■ **What to work on**:
Return the listing below exactly, with the pictures dropped.

■ **Material provided**:
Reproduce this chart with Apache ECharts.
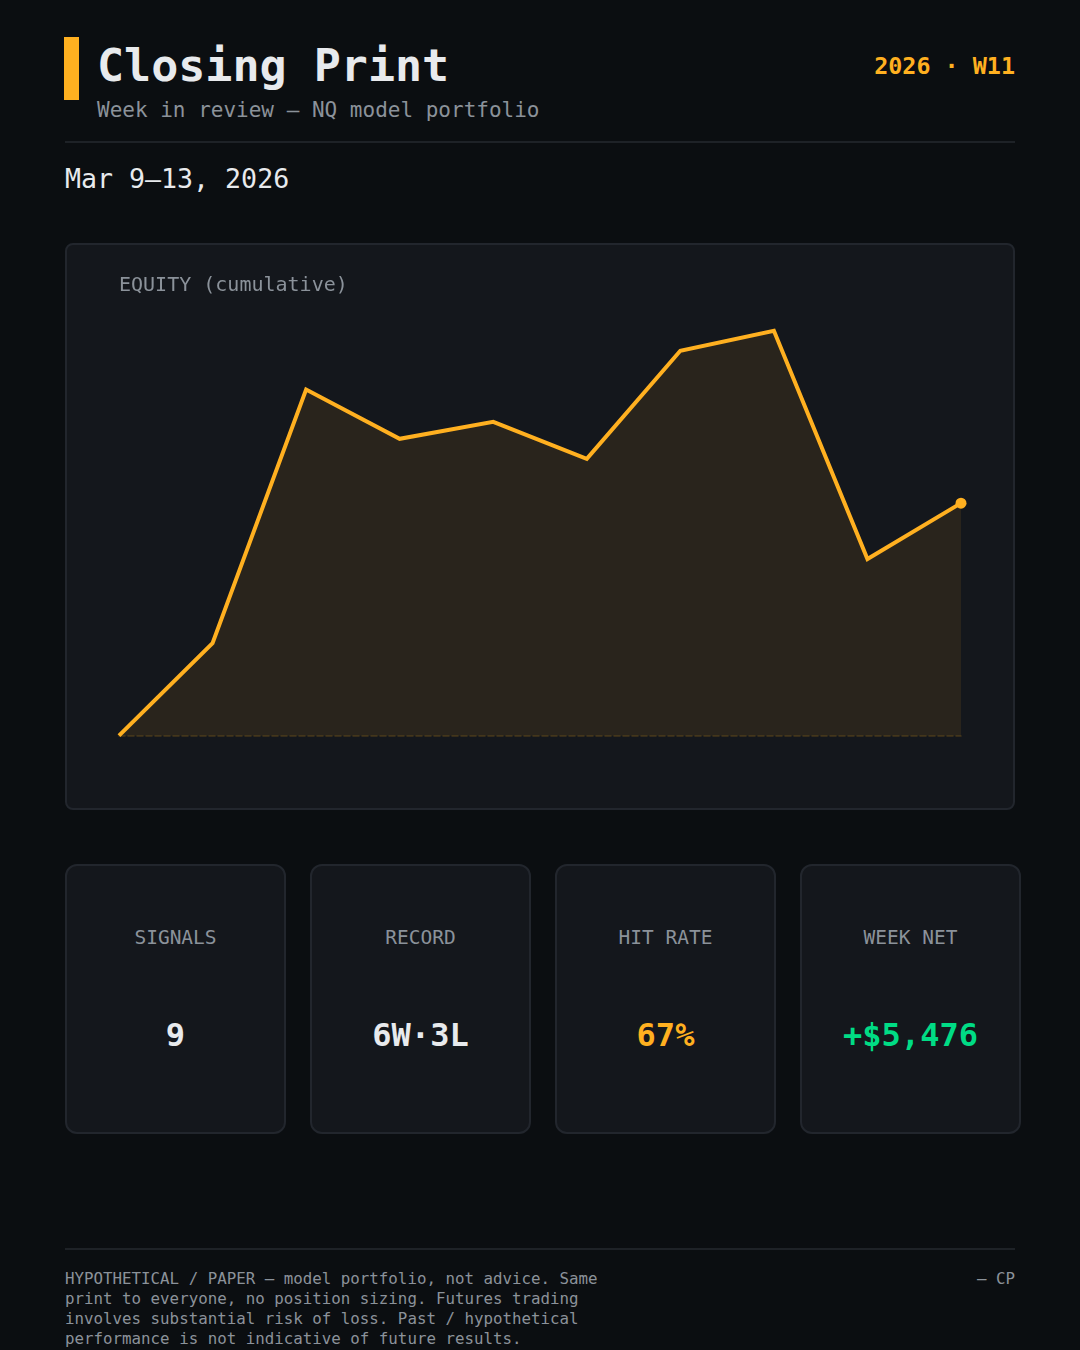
<!DOCTYPE html>
<html>
<head>
<meta charset="utf-8">
<script src="https://cdn.jsdelivr.net/npm/echarts@6/dist/echarts.min.js"></script>
<style>
  html, body { margin:0; padding:0; }
  body { width:1080px; height:1350px; background:#0b0e11; position:relative; overflow:hidden;
         font-family:"DejaVu Sans Mono", monospace; }
  .abs { position:absolute; white-space:nowrap; }
  .bar { left:64px; top:37px; width:15px; height:63px; background:#ffb020; }
  .title { left:97px; top:42.7px; font-size:45px; line-height:45px; font-weight:bold; color:#e8eaed; }
  .sub { left:97px; top:100.2px; font-size:21px; line-height:21px; color:#8b929a; }
  .week { right:65px; top:54.6px; font-size:23.4px; line-height:23.4px; font-weight:bold; color:#ffb020; }
  .rule { left:65px; width:950px; height:2px; background:#1e2227; }
  .date { left:65px; top:166.3px; font-size:26.6px; line-height:26.6px; color:#e8eaed; }
  .panel { position:absolute; background:#14171c; border:2px solid #22262d; box-sizing:border-box; }
  #chart { position:absolute; left:65px; top:243px; width:950px; height:567px; }
  .eq { left:119px; top:273.7px; font-size:20px; line-height:20px; color:#8b929a; }
  .lab { font-size:19.5px; line-height:19.5px; color:#8b929a; text-align:center; }
  .val { font-size:32px; line-height:32px; font-weight:bold; text-align:center; }
  .foot { left:65px; top:1268.5px; font-size:15.8px; line-height:20.3px; color:#8b929a; white-space:nowrap; }
  .cp { right:65px; top:1268.5px; font-size:15.8px; line-height:20.3px; color:#8b929a; }
</style>
</head>
<body>
<div class="abs bar"></div>
<div class="abs title">Closing Print</div>
<div class="abs sub">Week in review — NQ model portfolio</div>
<div class="abs week">2026 · W11</div>
<div class="abs rule" style="top:141px"></div>
<div class="abs date">Mar 9–13, 2026</div>

<div class="panel" style="left:65px;top:243px;width:950px;height:567px;border-radius:8px"></div>
<div id="chart"></div>
<div class="abs eq">EQUITY (cumulative)</div>

<div id="stats"></div>

<div class="abs rule" style="top:1248px"></div>
<div class="abs foot">HYPOTHETICAL / PAPER — model portfolio, not advice. Same<br>print to everyone, no position sizing. Futures trading<br>involves substantial risk of loss. Past / hypothetical<br>performance is not indicative of future results.</div>
<div class="abs cp">— CP</div>

<script>
// ---- data ----
const points = ['start', 'S1', 'S2', 'S3', 'S4', 'S5', 'S6', 'S7', 'S8', 'S9'];
const equity = [0, 2180, 8150, 6990, 7390, 6520, 9065, 9535, 4160, 5476];
const statLabels = ['SIGNALS', 'RECORD', 'HIT RATE', 'WEEK NET'];
const statValues = ['9', '6W·3L', '67%', '+$5,476'];
const statColors = ['#e8eaed', '#e8eaed', '#ffb020', '#00dc85'];

// ---- stat cards ----
const stats = document.getElementById('stats');
statLabels.forEach((l, i) => {
  const x = 65 + i * 245;
  const card = document.createElement('div');
  card.className = 'panel';
  card.style.cssText = `left:${x}px;top:864px;width:221px;height:270px;border-radius:12px`;
  stats.appendChild(card);
  const lab = document.createElement('div');
  lab.className = 'abs lab';
  lab.style.cssText = `left:${x}px;width:221px;top:928px`;
  lab.textContent = l;
  stats.appendChild(lab);
  const v = document.createElement('div');
  v.className = 'abs val';
  v.style.cssText = `left:${x}px;width:221px;top:1018.6px;color:${statColors[i]}`;
  v.textContent = statValues[i];
  stats.appendChild(v);
});

// ---- chart ----
const chart = echarts.init(document.getElementById('chart'), null, { renderer: 'canvas' });
const seriesData = equity.map((v, i) => i === equity.length - 1
  ? { value: v, symbol: 'circle', symbolSize: 11 }
  : { value: v, symbol: 'none' });
chart.setOption({
  animation: false,
  backgroundColor: 'transparent',
  grid: { left: 54, right: 54, top: 68, bottom: 74.3 },
  xAxis: {
    type: 'category', data: points, boundaryGap: false,
    axisLine: { show: true, lineStyle: { color: 'rgba(255,176,32,0.2)', type: 'dashed', width: 1.5 } },
    axisTick: { show: false }, axisLabel: { show: false }, splitLine: { show: false }
  },
  yAxis: {
    type: 'value', min: 0, max: 10000,
    axisLine: { show: false }, axisTick: { show: false }, axisLabel: { show: false }, splitLine: { show: false }
  },
  series: [{
    type: 'line', data: seriesData, showSymbol: true,
    lineStyle: { color: '#ffb020', width: 4, join: 'miter' },
    itemStyle: { color: '#ffb020' },
    areaStyle: { color: 'rgba(255,176,32,0.13)' }
  }]
});
</script>
</body>
</html>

■ **The output**:
Reproduce this chart with Apache ECharts.
<!DOCTYPE html>
<html>
<head>
<meta charset="utf-8">
<script src="https://cdn.jsdelivr.net/npm/echarts@6/dist/echarts.min.js"></script>
<style>
  html, body { margin:0; padding:0; }
  body { width:1080px; height:1350px; background:#0b0e11; position:relative; overflow:hidden;
         font-family:"DejaVu Sans Mono", monospace; }
  .abs { position:absolute; white-space:nowrap; }
  .bar { left:64px; top:37px; width:15px; height:63px; background:#ffb020; }
  .title { left:97px; top:42.7px; font-size:45px; line-height:45px; font-weight:bold; color:#e8eaed; }
  .sub { left:97px; top:100.2px; font-size:21px; line-height:21px; color:#8b929a; }
  .week { right:65px; top:54.6px; font-size:23.4px; line-height:23.4px; font-weight:bold; color:#ffb020; }
  .rule { left:65px; width:950px; height:2px; background:#1e2227; }
  .date { left:65px; top:166.3px; font-size:26.6px; line-height:26.6px; color:#e8eaed; }
  .panel { position:absolute; background:#14171c; border:2px solid #22262d; box-sizing:border-box; }
  #chart { position:absolute; left:65px; top:243px; width:950px; height:567px; }
  .eq { left:119px; top:273.7px; font-size:20px; line-height:20px; color:#8b929a; }
  .lab { font-size:19.5px; line-height:19.5px; color:#8b929a; text-align:center; }
  .val { font-size:32px; line-height:32px; font-weight:bold; text-align:center; }
  .foot { left:65px; top:1268.5px; font-size:15.8px; line-height:20.3px; color:#8b929a; white-space:nowrap; }
  .cp { right:65px; top:1268.5px; font-size:15.8px; line-height:20.3px; color:#8b929a; }
</style>
</head>
<body>
<div class="abs bar"></div>
<div class="abs title">Closing Print</div>
<div class="abs sub">Week in review — NQ model portfolio</div>
<div class="abs week">2026 · W11</div>
<div class="abs rule" style="top:141px"></div>
<div class="abs date">Mar 9–13, 2026</div>

<div class="panel" style="left:65px;top:243px;width:950px;height:567px;border-radius:8px"></div>
<div id="chart"></div>
<div class="abs eq">EQUITY (cumulative)</div>

<div id="stats"></div>

<div class="abs rule" style="top:1248px"></div>
<div class="abs foot">HYPOTHETICAL / PAPER — model portfolio, not advice. Same<br>print to everyone, no position sizing. Futures trading<br>involves substantial risk of loss. Past / hypothetical<br>performance is not indicative of future results.</div>
<div class="abs cp">— CP</div>

<script>
// ---- data ----
const points = ['start', 'S1', 'S2', 'S3', 'S4', 'S5', 'S6', 'S7', 'S8', 'S9'];
const equity = [0, 2180, 8150, 6990, 7390, 6520, 9065, 9535, 4160, 5476];
const statLabels = ['SIGNALS', 'RECORD', 'HIT RATE', 'WEEK NET'];
const statValues = ['9', '6W·3L', '67%', '+$5,476'];
const statColors = ['#e8eaed', '#e8eaed', '#ffb020', '#00dc85'];

// ---- stat cards ----
const stats = document.getElementById('stats');
statLabels.forEach((l, i) => {
  const x = 65 + i * 245;
  const card = document.createElement('div');
  card.className = 'panel';
  card.style.cssText = `left:${x}px;top:864px;width:221px;height:270px;border-radius:12px`;
  stats.appendChild(card);
  const lab = document.createElement('div');
  lab.className = 'abs lab';
  lab.style.cssText = `left:${x}px;width:221px;top:928px`;
  lab.textContent = l;
  stats.appendChild(lab);
  const v = document.createElement('div');
  v.className = 'abs val';
  v.style.cssText = `left:${x}px;width:221px;top:1018.6px;color:${statColors[i]}`;
  v.textContent = statValues[i];
  stats.appendChild(v);
});

// ---- chart ----
const chart = echarts.init(document.getElementById('chart'), null, { renderer: 'canvas' });
const seriesData = equity.map((v, i) => i === equity.length - 1
  ? { value: v, symbol: 'circle', symbolSize: 11 }
  : { value: v, symbol: 'none' });
chart.setOption({
  animation: false,
  backgroundColor: 'transparent',
  grid: { left: 54, right: 54, top: 68, bottom: 74.3 },
  xAxis: {
    type: 'category', data: points, boundaryGap: false,
    axisLine: { show: true, lineStyle: { color: 'rgba(255,176,32,0.2)', type: 'dashed', width: 1.5 } },
    axisTick: { show: false }, axisLabel: { show: false }, splitLine: { show: false }
  },
  yAxis: {
    type: 'value', min: 0, max: 10000,
    axisLine: { show: false }, axisTick: { show: false }, axisLabel: { show: false }, splitLine: { show: false }
  },
  series: [{
    type: 'line', data: seriesData, showSymbol: true,
    lineStyle: { color: '#ffb020', width: 4, join: 'miter' },
    itemStyle: { color: '#ffb020' },
    areaStyle: { color: 'rgba(255,176,32,0.13)' }
  }]
});
</script>
</body>
</html>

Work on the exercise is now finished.